### TASK TO COMPLETE
Return, without pictures, the lines from the start of the data through the one that contains "W, H = 737, 488".

### SUPPLIED INFORMATION
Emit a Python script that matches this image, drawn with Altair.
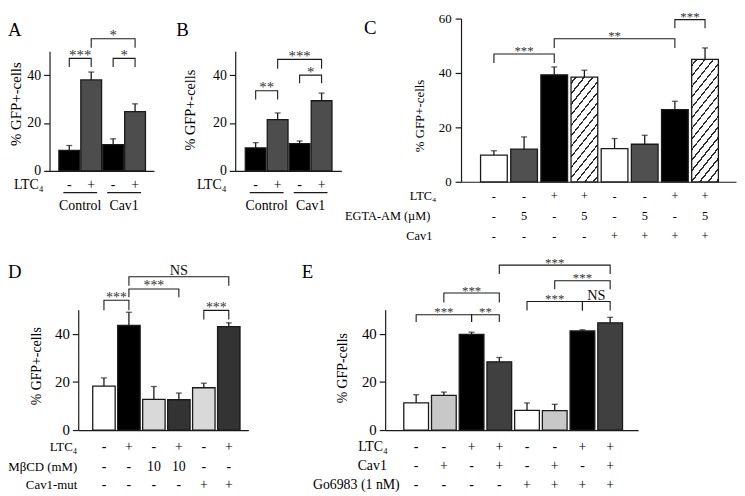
import altair as alt
import pandas as pd

FONT = "Liberation Serif"
INK = "#1a1a1a"
W, H = 737, 488

# ---------------- values ----------------
A_VALUES = [8.6, 38.0, 11.0, 24.8]
A_ERRORS = [10.6, 41.3, 13.4, 28.0]
A_FILLS = ["#000000", "#4d4d4d", "#000000", "#4d4d4d"]
A_LTC4 = ["-", "+", "-", "+"]
A_GROUPS = ["Control", "Cav1"]
A_GROUP_BARS = [[0, 1], [2, 3]]
A_BRACKETS = [[0, 1, 47.0, 43.4, "***"], [2, 3, 47.0, 43.4, "*"], [1, 3, 55.2, 51.4, "*"]]

B_VALUES = [9.6, 21.4, 11.4, 29.3]
B_ERRORS = [11.8, 24.2, 12.5, 32.5]
B_FILLS = ["#000000", "#4d4d4d", "#000000", "#4d4d4d"]
B_LTC4 = ["-", "+", "-", "+"]
B_GROUPS = ["Control", "Cav1"]
B_GROUP_BARS = [[0, 1], [2, 3]]
B_BRACKETS = [[0, 1, 33.5, 29.8, "**"], [2, 3, 40.0, 36.6, "*"], [1, 3, 46.6, 42.7, "***"]]

C_VALUES = [9.8, 12.0, 39.3, 38.5, 12.2, 13.8, 26.5, 45.0]
C_ERRORS = [11.4, 16.5, 42.2, 41.0, 15.9, 17.1, 29.6, 49.2]
C_FILLS = ["#ffffff", "#505050", "#000000", "hatch", "#ffffff", "#505050", "#000000", "hatch"]
C_LTC4 = ["-", "-", "+", "+", "-", "-", "+", "+"]
C_EGTA = ["-", "5", "-", "5", "-", "5", "-", "5"]
C_CAV1 = ["-", "-", "-", "-", "+", "+", "+", "+"]
C_BRACKETS = [[0, 2, 47.0, 43.7, "***"], [2, 6, 52.6, 49.2, "**"], [6, 7, 59.6, 56.4, "***"]]

D_VALUES = [18.3, 43.5, 12.8, 12.6, 17.6, 43.0]
D_ERRORS = [21.7, 49.0, 18.1, 15.4, 19.5, 44.6]
D_FILLS = ["#ffffff", "#000000", "#d9d9d9", "#333333", "#d9d9d9", "#333333"]
D_LTC4 = ["-", "+", "-", "+", "-", "+"]
D_MBCD = ["-", "-", "10", "10", "-", "-"]
D_CAV1MUT = ["-", "-", "-", "-", "+", "+"]
D_BRACKETS = [[0, 1, 54.0, 49.8, "***"], [1, 3, 58.7, 55.3, "***"],
              [1, 5, 63.8, 60.0, "NS"], [4, 5, 49.8, 46.0, "***"]]

E_VALUES = [11.3, 14.4, 39.8, 28.4, 8.2, 8.1, 41.2, 44.6]
E_ERRORS = [14.7, 15.8, 40.7, 30.2, 11.3, 10.7, 41.7, 46.9]
E_FILLS = ["#ffffff", "#c8c8c8", "#000000", "#404040", "#ffffff", "#c8c8c8", "#000000", "#404040"]
E_LTC4 = ["-", "-", "+", "+", "-", "-", "+", "+"]
E_CAV1 = ["-", "+", "-", "+", "-", "+", "-", "+"]
E_GO = ["-", "-", "-", "-", "+", "+", "+", "+"]
E_BRACKETS = [[0, 2, 48.0, 45.0, "***"], [2, 3, 48.0, 45.0, "**"], [1, 3, 57.0, 53.1, "***"],
              [4, 6, 53.5, 49.7, "***"], [6, 7, 53.5, 49.7, "NS"], [5, 7, 62.1, 58.6, "***"],
              [3, 7, 68.6, 64.9, "***"]]

LTC = "LTC\u2084"

# ---------------- layout (pixels) ----------------
LAY_A = dict(axis_x=42, c0=58.5, step=24.5, end_x=147.5, y0=162, ytop=41, ymax=50, ticks=[0, 20, 40], bar_w=21)
LAY_B = dict(axis_x=229.7, c0=247, step=24.5, end_x=337, y0=162, ytop=41, ymax=50, ticks=[0, 20, 40], bar_w=21)
LAY_C = dict(axis_x=458, c0=487.3, step=31.63, end_x=736, y0=173, ytop=8, ymax=60, ticks=[0, 20, 40, 60], bar_w=27)
LAY_D = dict(axis_x=71, c0=93.3, step=26.8, end_x=243, y0=424, ytop=302.5, ymax=50, ticks=[0, 20, 40], bar_w=22.7)
LAY_E = dict(axis_x=381.3, c0=408.7, step=29.16, end_x=637, y0=424, ytop=302.5, ymax=50, ticks=[0, 20, 40], bar_w=25)

STY_A = dict(tick_fs=14, title_fs=15, text_fs=14, label_fs=14, star_fs=15, title_x=8, title_y=94, tick=6, pad=3)
STY_B = dict(tick_fs=14, title_fs=14.5, text_fs=14, label_fs=14, star_fs=15, title_x=185, title_y=100, tick=6, pad=3)
STY_C = dict(tick_fs=13, title_fs=13, text_fs=12.5, label_fs=12.5, star_fs=13, title_x=416, title_y=106, tick=6, pad=4)
STY_D = dict(tick_fs=15, title_fs=14, text_fs=14, label_fs=13, star_fs=14, title_x=29, title_y=359, tick=6, pad=3)
STY_E = dict(tick_fs=15, title_fs=14, text_fs=14, label_fs=14, star_fs=13, title_x=338, title_y=361, tick=6, pad=3)


def hatch_fill(w, h, period=8.5, lw=1.3, p=1.0, q=0.8, ink="#2a2a2a"):
    span = p * w + q * h
    k = span / (p * p * w * w + q * q * h * h)
    tp = p * period / span
    tl = lw * (p * p + q * q) ** 0.5 / span
    stops = [alt.GradientStop(offset=0, color="white")]
    t = tp * 0.5
    while t + tl < 1:
        a, b = round(t, 5), round(t + tl, 5)
        stops += [alt.GradientStop(offset=a, color="white"), alt.GradientStop(offset=a, color=ink),
                  alt.GradientStop(offset=b, color=ink), alt.GradientStop(offset=b, color="white")]
        t += tp
    stops.append(alt.GradientStop(offset=1, color="white"))
    return alt.LinearGradient(gradient="linear", stops=stops, x1=0, y1=0,
                              x2=round(k * p * w, 5), y2=round(k * q * h, 5))


def panel(values, errors, fills, brackets, rows, lay, sty, letter, ytitle,
          groups=None, group_bars=None, group_y=None):
    n = len(values)
    lo = (lay["axis_x"] - lay["c0"]) / lay["step"]
    hi = (lay["end_x"] - lay["c0"]) / lay["step"]
    xs = alt.Scale(domain=[lo, hi], range=[lay["axis_x"], lay["end_x"]], zero=False, nice=False)
    ys = alt.Scale(domain=[0, lay["ymax"]], range=[lay["y0"], lay["ytop"]], zero=False, nice=False)
    x_axis = alt.Axis(orient="bottom", offset=lay["y0"] - H, domain=True, domainColor=INK,
                      domainWidth=1.2, ticks=False, labels=False, grid=False, title=None)
    y_axis = alt.Axis(orient="left", offset=-lay["axis_x"], values=lay["ticks"], format="d",
                      grid=False, domainColor=INK, domainWidth=1.2, tickColor=INK, tickWidth=1.2,
                      tickSize=sty["tick"], labelFont=FONT, labelFontSize=sty["tick_fs"],
                      labelColor="black", labelPadding=sty["pad"], title=ytitle, titleFont=FONT,
                      titleFontSize=sty["title_fs"], titleFontWeight="normal", titleColor="black",
                      titleX=sty["title_x"] - lay["axis_x"], titleY=sty["title_y"],
                      titleBaseline="middle", titleAngle=270, titleAlign="center")

    # every layer carries the same scale and axis definitions so they merge cleanly
    def X(f):
        return alt.X(f, scale=xs, axis=x_axis)

    def Y(f):
        return alt.Y(f, scale=ys, axis=y_axis)

    df = pd.DataFrame({"i": list(range(n)), "v": values, "e": errors, "fill": fills})
    base = alt.Chart(df)
    layers = [
        base.transform_filter(alt.datum.fill != "hatch")
        .mark_bar(orient="vertical", width=lay["bar_w"], stroke=INK, strokeWidth=1.3)
        .encode(x=X("i:Q"), y=Y("v:Q"), fill=alt.Fill("fill:N", scale=None))
    ]
    px_per_unit = (lay["y0"] - lay["ytop"]) / lay["ymax"]
    for idx, f in enumerate(fills):
        if f == "hatch":
            grad = hatch_fill(lay["bar_w"], values[idx] * px_per_unit)
            layers.append(
                base.transform_filter(alt.datum.i == idx)
                .mark_bar(orient="vertical", width=lay["bar_w"], stroke=INK, strokeWidth=1.3, fill=grad)
                .encode(x=X("i:Q"), y=Y("v:Q"))
            )
    layers.append(base.mark_rule(color=INK, strokeWidth=1.3).encode(x=X("i:Q"), y=Y("v:Q"), y2="e:Q"))
    layers.append(base.mark_tick(orient="horizontal", size=6, thickness=1.3, color=INK)
                  .encode(x=X("i:Q"), y=Y("e:Q")))

    # significance brackets
    pts, labs = [], []
    for k, (a, b, lev, end, lab) in enumerate(brackets):
        pts += [dict(k=k, o=0, i=a, v=end), dict(k=k, o=1, i=a, v=lev),
                dict(k=k, o=2, i=b, v=lev), dict(k=k, o=3, i=b, v=end)]
        labs.append(dict(i=(a + b) / 2, v=lev, t=lab))
    bdf = pd.DataFrame(pts)
    ldf = pd.DataFrame(labs)
    layers.append(alt.Chart(bdf).mark_line(color=INK, strokeWidth=1.1)
                  .encode(x=X("i:Q"), y=Y("v:Q"), detail="k:N", order="o:Q"))
    layers.append(alt.Chart(ldf).transform_filter(alt.datum.t != "NS")
                  .mark_text(font=FONT, fontSize=sty["star_fs"], baseline="alphabetic", dy=1.5, color="#333333")
                  .encode(x=X("i:Q"), y=Y("v:Q"), text="t:N"))
    layers.append(alt.Chart(ldf).transform_filter(alt.datum.t == "NS")
                  .mark_text(font=FONT, fontSize=14.5, baseline="alphabetic", dy=-1.5, color="#111111")
                  .encode(x=X("i:Q"), y=Y("v:Q"), text="t:N"))

    one = pd.DataFrame({"k": [0]})
    # condition rows below the axis
    for label, vals, lx, ry in rows:
        rdf = pd.DataFrame({"i": list(range(n)), "t": vals})
        layers.append(alt.Chart(rdf).mark_text(font=FONT, fontSize=sty["text_fs"], baseline="middle", color="black")
                      .encode(x=X("i:Q"), y=alt.value(ry), text="t:N"))
        layers.append(alt.Chart(one).mark_text(font=FONT, fontSize=sty["label_fs"], align="right",
                                               baseline="middle", color="black")
                      .encode(x=alt.value(lx), y=alt.value(ry), text=alt.value(label)))
    if groups:
        gdf = pd.DataFrame({"i": [g[0] for g in group_bars], "b": [g[1] for g in group_bars],
                            "m": [(g[0] + g[1]) / 2 for g in group_bars], "t": groups})
        layers.append(alt.Chart(gdf).mark_rule(color=INK, strokeWidth=1.1, xOffset=-6, x2Offset=6)
                      .encode(x=X("i:Q"), x2="b:Q", y=alt.value(group_y[0])))
        layers.append(alt.Chart(gdf).mark_text(font=FONT, fontSize=sty["text_fs"], baseline="middle", color="black")
                      .encode(x=X("m:Q"), y=alt.value(group_y[1]), text="t:N"))
    # panel letter
    layers.append(alt.Chart(one).mark_text(font=FONT, fontSize=19, align="left", baseline="alphabetic", color="black")
                  .encode(x=alt.value(letter[1]), y=alt.value(letter[2]), text=alt.value(letter[0])))
    return alt.layer(*layers)


pA = panel(A_VALUES, A_ERRORS, A_FILLS, A_BRACKETS, [(LTC, A_LTC4, 36, 176.5)], LAY_A, STY_A,
           ("A", 0, 26), "% GFP+-cells", A_GROUPS, A_GROUP_BARS, (184, 198))
pB = panel(B_VALUES, B_ERRORS, B_FILLS, B_BRACKETS, [(LTC, B_LTC4, 221, 176.5)], LAY_B, STY_B,
           ("B", 170, 26), "% GFP+-cells", B_GROUPS, B_GROUP_BARS, (184, 198))
pC = panel(C_VALUES, C_ERRORS, C_FILLS, C_BRACKETS,
           [(LTC, C_LTC4, 433, 187.7), ("EGTA-AM (\u00b5M)", C_EGTA, 427, 207.7), ("Cav1", C_CAV1, 429, 227.7)],
           LAY_C, STY_C, ("C", 360, 24), "% GFP+-cells")
pD = panel(D_VALUES, D_ERRORS, D_FILLS, D_BRACKETS,
           [(LTC, D_LTC4, 70, 441), ("M\u03b2CD (mM)", D_MBCD, 70, 461), ("Cav1-mut", D_CAV1MUT, 70, 480)],
           LAY_D, STY_D, ("D", 0, 270), "% GFP+-cells")
pE = panel(E_VALUES, E_ERRORS, E_FILLS, E_BRACKETS,
           [(LTC, E_LTC4, 384, 441), ("Cav1", E_CAV1, 383, 460.5), ("Go6983 (1 nM)", E_GO, 396, 480)],
           LAY_E, STY_E, ("E", 297, 270), "% GFP-cells")

chart = (
    alt.layer(pA, pB, pC, pD, pE)
    .resolve_scale(x="independent", y="independent")
    .properties(width=W, height=H, padding=0, background="white")
    .configure_view(stroke=None)
)

chart.save("out.html", embed_options={"renderer": "svg", "actions": False})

### CORRECT RESPONSE
Emit a Python script that matches this image, drawn with Altair.
import altair as alt
import pandas as pd

FONT = "Liberation Serif"
INK = "#1a1a1a"
W, H = 737, 488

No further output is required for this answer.